白瓜の粕漬けを仕込んだ!

2005年8月23日 from 食材


先日、福岡にて講演をし、宮崎さんと田中さんに連れて行ってもらった炉端居酒屋「磯貝」の店頭で、なぜか野菜を並べて売っているおっちゃんが居た。何気なく覗いてみたら、関東ではとっくに出回らなくなってしまった白瓜(しろうり)があるではないか!

「おおおっ おっちゃんこれ白瓜だよね?」

「そうよ、買わんとね?負けとくよ」

それは買わずには居られない、3本買い求めてしまった。150円と書いてあったのになぜか100円。嬉しいねぇ。僕はこうして生モノを旅先で買い求めることが多いので、荷物がどんどん膨れあがってしまう。
さて白瓜に反応したのにはワケがある。一昨年、食い倒れ日記の読者さんからいただいた白瓜の粕漬け、つまり奈良漬けがあまりに旨かったので、レシピを教えてもらい、自分でもチャレンジしようとしたのだ。しかし時すでに遅く、白瓜の旬を過ぎてしまっていた。泣く泣く、代替案として、ハヤトウリを使って漬けたのだ。結果、非常に美味しい粕漬けが出来たのだが、しかしやはり白瓜を使った典雅な歯触りの奈良漬けを、自分の手で漬けてみたいとずっと期していたのだ。にも関わらず、関東で出回っている時期に忙しくしていて、買いそびれていた訳である。

さて白瓜は関西ではよく漬け物で食べられているが、関東ではあまり見かけることがないだろう。おそらくウリ科植物の中でも最も淡泊で個性の少ない味と香りである。これと比べれば、キュウリはなんと個性的な味を持つウリかと思ってしまう。しかし、その個性のなさが、漬け物素材にした際に限りなくプラスに転じるのだ。漬け込み素材の味と香りを吸収し、染まり、そして絶妙なシャクシャクとした歯触りは十二分に残り、発揮されるのだ。
さてこの白瓜を縦半分に割り、種の部分をスプーンで掻き出す。この穴の空いた部分に塩を満たし、強めに水分を抜きながら塩漬けをする。

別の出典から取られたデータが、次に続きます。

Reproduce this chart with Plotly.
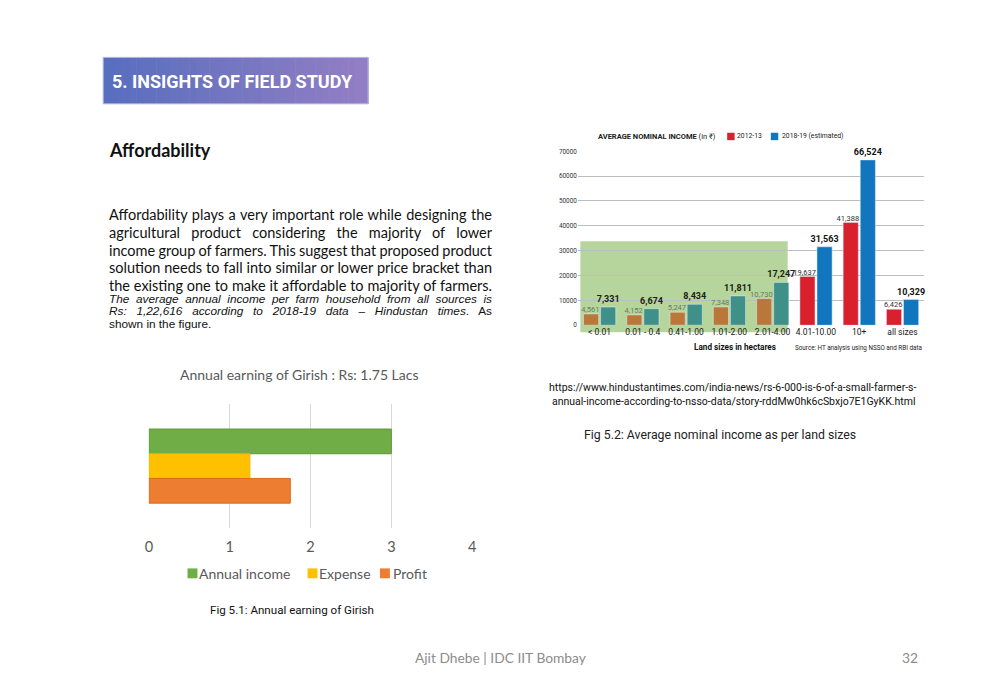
import json
import plotly.graph_objects as go

# ---------------- data ----------------
girish_items = ["Annual income", "Expense", "Profit"]
girish_values = [3.0, 1.25, 1.75]          # Rs lakh
girish_ticks = [0, 1, 2, 3, 4]

land_sizes = ["< 0.01", "0.01 - 0.4", "0.41-1.00", "1.01-2.00", "2.01-4.00",
              "4.01-10.00", "10+", "all sizes"]
income_2012 = [4561, 4152, 5247, 7348, 10730, 19637, 41388, 6426]
income_2018 = [7331, 6674, 8434, 11811, 17247, 31563, 66524, 10329]
income_ticks = [0, 10000, 20000, 30000, 40000, 50000, 60000, 70000]
highlight_count = 5   # small-farmer land sizes highlighted in green

# ---------------- styles ----------------
W, H = 1000, 692
CAL = "Lato, Carlito, Calibri, sans-serif"
NARROW = "Roboto, Arial, sans-serif"
ROB = "Roboto, Arial, sans-serif"
ARIAL = "Liberation Sans, Arial, sans-serif"
girish_colors = ["#70ad47", "#ffc000", "#ed7d31"]
girish_lines = ["#5f9a3a", "#f0b400", "#e06a1c"]
RED, BLUE = "#d9212e", "#1176bd"
BROWN, TEAL = "#b9783a", "#3f9088"


def py(px):
    return 1 - px / H


fig = go.Figure()

# ---- left chart: Annual earning of Girish ----
for name, val, col, lc in zip(girish_items, girish_values, girish_colors, girish_lines):
    fig.add_trace(go.Bar(
        y=["Girish"], x=[val], name=name, orientation="h",
        marker=dict(color=col, line=dict(color=lc, width=1)),
        xaxis="x", yaxis="y", showlegend=False, hoverinfo="x+name"))

# ---- right chart: average nominal income ----
segments = [
    (slice(0, highlight_count), BROWN, TEAL, True),
    (slice(highlight_count, None), RED, BLUE, False),
]
for sl, c12, c18, in_green in segments:
    fig.add_trace(go.Bar(
        x=land_sizes[sl], y=income_2012[sl], name="2012-13",
        marker=dict(color=c12), offset=-0.37, width=0.35,
        showlegend=False, xaxis="x2", yaxis="y2"))
for sl, c12, c18, in_green in segments:
    fig.add_trace(go.Bar(
        x=land_sizes[sl], y=income_2018[sl], name="2018-19 (estimated)",
        marker=dict(color=c18), offset=0.025, width=0.35,
        text=income_2018[sl], texttemplate="<b>%{y:,}</b>", textposition="outside",
        constraintext="none", textangle=0,
        textfont=dict(family=NARROW, size=9, color="#1a2412" if in_green else "#111111"),
        cliponaxis=False, showlegend=False, xaxis="x2", yaxis="y2"))
# 2012-13 value labels sit just left of the blue bar
label_colors = ["#6a7a5c"] * highlight_count + ["#333333"] * (len(land_sizes) - highlight_count)
fig.add_trace(go.Scatter(
    x=land_sizes, y=income_2012, mode="text", text=income_2012,
    texttemplate="%{y:,}", textposition="top left",
    textfont=dict(family=NARROW, size=7.5, color=label_colors),
    cliponaxis=False, showlegend=False, hoverinfo="skip", xaxis="x2", yaxis="y2"))

shapes = []
# header gradient box
x0h, x1h, y0h, y1h = 100, 367, 54, 101
n = 40
c0, c1 = (88, 110, 190), (146, 126, 196)
for i in range(n):
    t = i / (n - 1)
    col = tuple(round(a + (b - a) * t) for a, b in zip(c0, c1))
    shapes.append(dict(type="rect", xref="paper", yref="paper", layer="below",
                       x0=(x0h + (x1h - x0h) * i / n) / W,
                       x1=(x0h + (x1h - x0h) * (i + 1) / n + 0.6) / W,
                       y0=py(y1h), y1=py(y0h), line=dict(width=0),
                       fillcolor="rgb(%d,%d,%d)" % col))
shapes.append(dict(type="rect", xref="paper", yref="paper", layer="below",
                   x0=x0h / W, x1=x1h / W, y0=py(y1h), y1=py(y0h),
                   line=dict(color="#b3b6e3", width=1), fillcolor="rgba(0,0,0,0)"))
# green highlight of small land holdings
shapes.append(dict(type="rect", xref="paper", yref="paper", layer="below",
                   x0=581 / W, x1=790 / W, y0=py(332), y1=py(240),
                   line=dict(width=0), fillcolor="#b6d59c"))


def key(x, y, size, color):
    shapes.append(dict(type="rect", xref="paper", yref="paper", layer="above",
                       x0=x / W, x1=(x + size) / W, y0=py(y + size / 2), y1=py(y - size / 2),
                       line=dict(width=0), fillcolor=color))


annotations = []


def txt(x, y, s, size, family, color="#000000", xanchor="left", **kw):
    annotations.append(dict(x=x / W, y=py(y), xref="paper", yref="paper", text=s,
                            showarrow=False, xanchor=xanchor, yanchor="middle",
                            align=xanchor if xanchor != "center" else "center",
                            font=dict(size=size, family=family, color=color), **kw))


txt(107, 78, "<b>5. INSIGHTS OF FIELD STUDY</b>", 18, ROB, "#ffffff")
txt(104, 148, "<b>Affordability</b>", 18, CAL, "#111111")

para = [
    "Affordability plays a very important role while designing the",
    "agricultural product considering the majority of lower",
    "income group of farmers. This suggest that proposed product",
    "solution needs to fall into similar or lower price bracket than",
    "the existing one to make it affordable to majority of farmers.",
]
italic_lines = [
    "<i>The average annual income per farm household from all sources is</i>",
    "<i>Rs: 1,22,616 according to 2018-19 data – Hindustan times</i>. As",
]
justify = {}
for i, line in enumerate(para):
    txt(104, 213 + 18 * i, line, 14.5, CAL, "#111111")
    justify[line] = 383
for i, line in enumerate(italic_lines):
    txt(104, 298 + 13 * i, line, 11.8, ARIAL, "#111111")
    justify[line.replace("<i>", "").replace("</i>", "")] = 383
txt(104, 324, "shown in the figure.", 11.8, ARIAL, "#111111")

# left chart title, legend and caption
txt(298, 375, "Annual earning of Girish : Rs: 1.75 Lacs", 14, CAL, "#595959", xanchor="center")
for (kx, tx), name, col in zip([(185, 195), (306, 316), (379, 390)], girish_items, girish_colors):
    key(kx, 576, 10, col)
    txt(tx, 576, name, 14, CAL, "#595959")
txt(290, 613, "Fig 5.1: Annual earning of Girish", 11.6, ROB, "#111111", xanchor="center")

# right chart legend, axis title, source, captions
txt(597, 134, "<b>AVERAGE NOMINAL INCOME</b> (in ₹)", 7.5, NARROW, "#222222")
key(729, 134, 7.5, RED)
txt(737, 134, "2012-13", 6.8, NARROW, "#222222")
key(773, 134, 7.5, BLUE)
txt(782, 134, "2018-19 (estimated)", 6.8, NARROW, "#222222")
txt(737, 347, "<b>Land sizes in hectares</b>", 8.2, NARROW, "#111111", xanchor="center")
txt(927, 348, "Source: HT analysis using NSSO and RBI data", 6.3, NARROW, "#222222", xanchor="right")

txt(735, 388, "https://www.hindustantimes.com/india-news/rs-6-000-is-6-of-a-small-farmer-s-", 10.5, ROB, "#111111", xanchor="center")
txt(735, 402, "annual-income-according-to-nsso-data/story-rddMw0hk6cSbxjo7E1GyKK.html", 10.5, ROB, "#111111", xanchor="center")
txt(722, 436, "Fig 5.2: Average nominal income as per land sizes", 12.3, ROB, "#222222", xanchor="center")

txt(500, 661, "Ajit Dhebe | IDC IIT Bombay", 13.8, CAL, "#8c8c8c", xanchor="center")
txt(923, 661, "32", 13.8, CAL, "#8c8c8c", xanchor="right")

fig.update_layout(
    width=W, height=H, margin=dict(l=0, r=0, t=0, b=0),
    paper_bgcolor="#ffffff", plot_bgcolor="rgba(0,0,0,0)",
    barmode="group", bargap=0.4, bargroupgap=0,
    shapes=shapes, annotations=annotations, showlegend=False,
    xaxis=dict(domain=[0.146, 0.472], range=[0, 4], tickvals=girish_ticks,
               showgrid=True, gridcolor="#d9d9d9", gridwidth=1, zeroline=False,
               showline=False, ticks="", ticklabelstandoff=9,
               tickfont=dict(family=CAL, size=14.5, color="#595959"), fixedrange=True),
    yaxis=dict(domain=[py(530), py(405)], autorange="reversed", showticklabels=False,
               showgrid=False, zeroline=False, showline=False, ticks="", fixedrange=True),
    xaxis2=dict(domain=[0.5785, 0.9275], anchor="y2", type="category",
                range=[-0.5, len(land_sizes) - 0.5], showgrid=False, showline=False,
                ticks="", tickangle=0, ticklabelstandoff=0,
                tickfont=dict(family=NARROW, size=8.5, color="#1a1a1a"), fixedrange=True),
    yaxis2=dict(domain=[py(325), py(149)], anchor="x2", range=[0, 70000],
                tickvals=income_ticks, tickformat="d", showgrid=True, gridcolor="#bdbdbd",
                gridwidth=1, zeroline=False, showline=False, ticks="",
                tickfont=dict(family=NARROW, size=6.4, color="#333333"), fixedrange=True),
)

post = (
    "document.body.style.margin='0';document.body.style.overflow='hidden';"
    "var gd=document.getElementById('{plot_id}');var J=" + json.dumps(justify) + ";"
    "gd.querySelectorAll('text.annotation-text').forEach(function(t){"
    "var s=t.textContent;if(J[s]){var n=(s.match(/ /g)||[]).length;"
    "t.style.wordSpacing='0px';var L=t.getComputedTextLength();"
    "t.style.wordSpacing=((J[s]-L)/n)+'px';}});"
)

fig.write_html("out.html", post_script=post, config={"displayModeBar": False})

塩漬け後、水分を抜くために日陰で干す。ベランダで2昼夜干してみたが、塩の分量が少なすぎたか、脱水が中途半端になってしまった感あり。まあ、なんとかなるだろう。

酒粕は昨年と同じく、島根県の銘酒「扶桑鶴」の純米大吟醸の粕である。これで漬け込むと、B級の素材もピカピカのA級に昇華すること間違いなしなのである!

これに砂糖と塩を混ぜ込み、タッパーを床にしてウリと交互に塗り重ねていく。

本業の漬物屋さんはこんなに簡易な方法ではなく、何回も床を替えて漬け替え漬け替えし、脱水と発酵を進めていくのだ。その叡智と手間はとても及ばないので、家庭でできる簡易版として漬け込んだ。

さて、あとは味見をするタイミングを待つだけだ、、、もしこのエントリの続きがしばらくして登場したらよし、しなかったら、失敗したと思っていただいたい。成功したら絶品になるはずなのだが!